Milton Keynes, from its conception in 1967, has always been a low-density city. Notwithstanding the various areas of parkland dotted around the city, the residential districts themselves are laid out with generous amounts of open space for a British settlement. However, as is the current policy across the UK, developments have tended towards higher densities over the last decade. Recently Central Milton Keynes has seen the construction of tower blocks, something which was excluded in the original city masterplan. New districts such as Broughton have been built to much higher densities than ever before seen in Milton Keynes. Milton Keynes Partnership, a subsidiary of Homes and communities agency and the organisation in control of the expansion of Milton Keynes, argues that higher densities are necessary to deliver high-quality transport systems and meet housing targets. Urban Eden argues that the high-density districts have the potential to become "instant slums" and are out of place in a city which has always been built at a low density. High-density districts are now being built in many towns and cities across the country, and this debate is not limited to Milton Keynes.

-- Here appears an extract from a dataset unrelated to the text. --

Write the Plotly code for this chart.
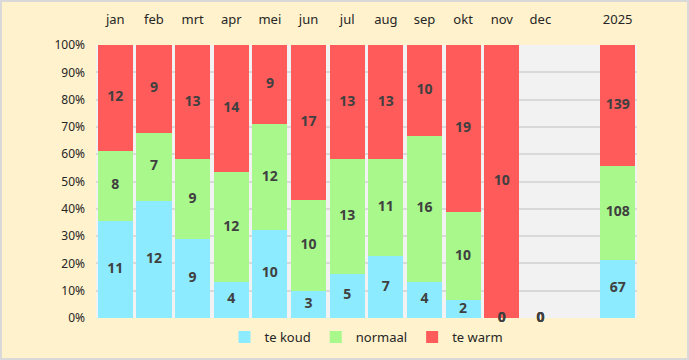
import plotly.graph_objects as go

categories = ["jan", "feb", "mrt", "apr", "mei", "jun", "jul", "aug", "sep", "okt", "nov", "dec", " ", "2025"]
te_koud = [11, 12, 9, 4, 10, 3, 5, 7, 4, 2, 0, 0, None, 67]
normaal = [8, 7, 9, 12, 12, 10, 13, 11, 16, 10, 0, 0, None, 108]
te_warm = [12, 9, 13, 14, 9, 17, 13, 13, 10, 19, 10, 0, None, 139]
y_ticks = [i / 10 for i in range(11)]

colors = {"te koud": "#8CEBFF", "normaal": "#A8F88C", "te warm": "#FF5B5B"}
series = {"te koud": te_koud, "normaal": normaal, "te warm": te_warm}

totals = []
for k, n, w in zip(te_koud, normaal, te_warm):
    if k is None:
        totals.append(None)
    else:
        totals.append(k + n + w)

fig = go.Figure()
bottoms = [0.0] * len(categories)
label_x, label_y, label_t = [], [], []
for name, vals in series.items():
    ys = []
    for i, v in enumerate(vals):
        if v is None:
            ys.append(None)
            continue
        t = totals[i]
        frac = v / t if t else 0.0
        ys.append(frac)
        label_x.append(categories[i])
        label_y.append(bottoms[i] + frac / 2)
        label_t.append(str(v))
        bottoms[i] += frac
    fig.add_trace(go.Bar(x=categories, y=ys, name=name, marker=dict(color=colors[name], line=dict(width=0)),
                         hoverinfo="skip"))

fig.add_trace(go.Scatter(x=label_x, y=label_y, text=label_t, mode="text", showlegend=False,
                         textfont=dict(family="Noto Sans", size=14, color="#404040", weight="bold"),
                         cliponaxis=False, hoverinfo="skip"))

L, R, T, B = 96, 52, 45, 42
W, H = 689, 360
pw, ph = W - L - R, H - T - B

fig.update_layout(
    width=W, height=H,
    margin=dict(l=L, r=R, t=T, b=B, autoexpand=False),
    barmode="stack", bargap=0.09,
    paper_bgcolor="#FFF2CC", plot_bgcolor="#F2F2F2",
    font=dict(family="Noto Sans", color="#262626", size=12),
    legend=dict(orientation="h", x=0.5, xanchor="center", y=-0.015, yanchor="top",
                font=dict(size=13, color="#262626"), traceorder="normal", itemwidth=30,
                bgcolor="rgba(0,0,0,0)"),
    xaxis=dict(type="category", categoryorder="array", categoryarray=categories, side="top",
               range=[-0.5, len(categories) - 0.5],
               showgrid=False, zeroline=False, ticks="", tickfont=dict(size=13, color="#262626"),
               ticklabelstandoff=17, automargin=False),
    yaxis=dict(range=[0, 1], tickvals=y_ticks, tickformat=".0%", showgrid=True, gridcolor="#D9D9D9",
               gridwidth=1.5, zeroline=False, ticks="", tickfont=dict(size=12, color="#262626"),
               ticklabelstandoff=10, automargin=False),
    shapes=[dict(type="rect", xref="paper", yref="paper",
                 x0=-L / pw + 1 / pw, x1=1 + R / pw - 1 / pw,
                 y0=-B / ph + 1 / ph, y1=1 + T / ph - 1 / ph,
                 line=dict(color="#D9D9D9", width=2), layer="above")],
)

fig.write_html("out.html", config={"displayModeBar": False},
               post_script="document.body.style.margin='0';")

==Urban Eden in local media==

The group's activities have attracted much attention from the local media, as well as a small amount of national media attention. The group's chairman, Theo Chalmers, writes a monthly column for a local business magazine on the matters campaigned on by the group. In 2006, the group ran a two-page article in the MK Citizen named "plane crash", describing the cutting of the plane trees in Central Milton Keynes. All in all the group's efforts have resulted in much debate within the Milton Keynes, and their campaigns have drawn the attention of local and regional planning bodies. At least one development within Milton Keynes, the former Millennium Community at Oakgrove, was changed to protect a stretch of grid road that was proposed to be downgraded, although it is unclear as to whether or not this was a result of Urban Eden's campaigning.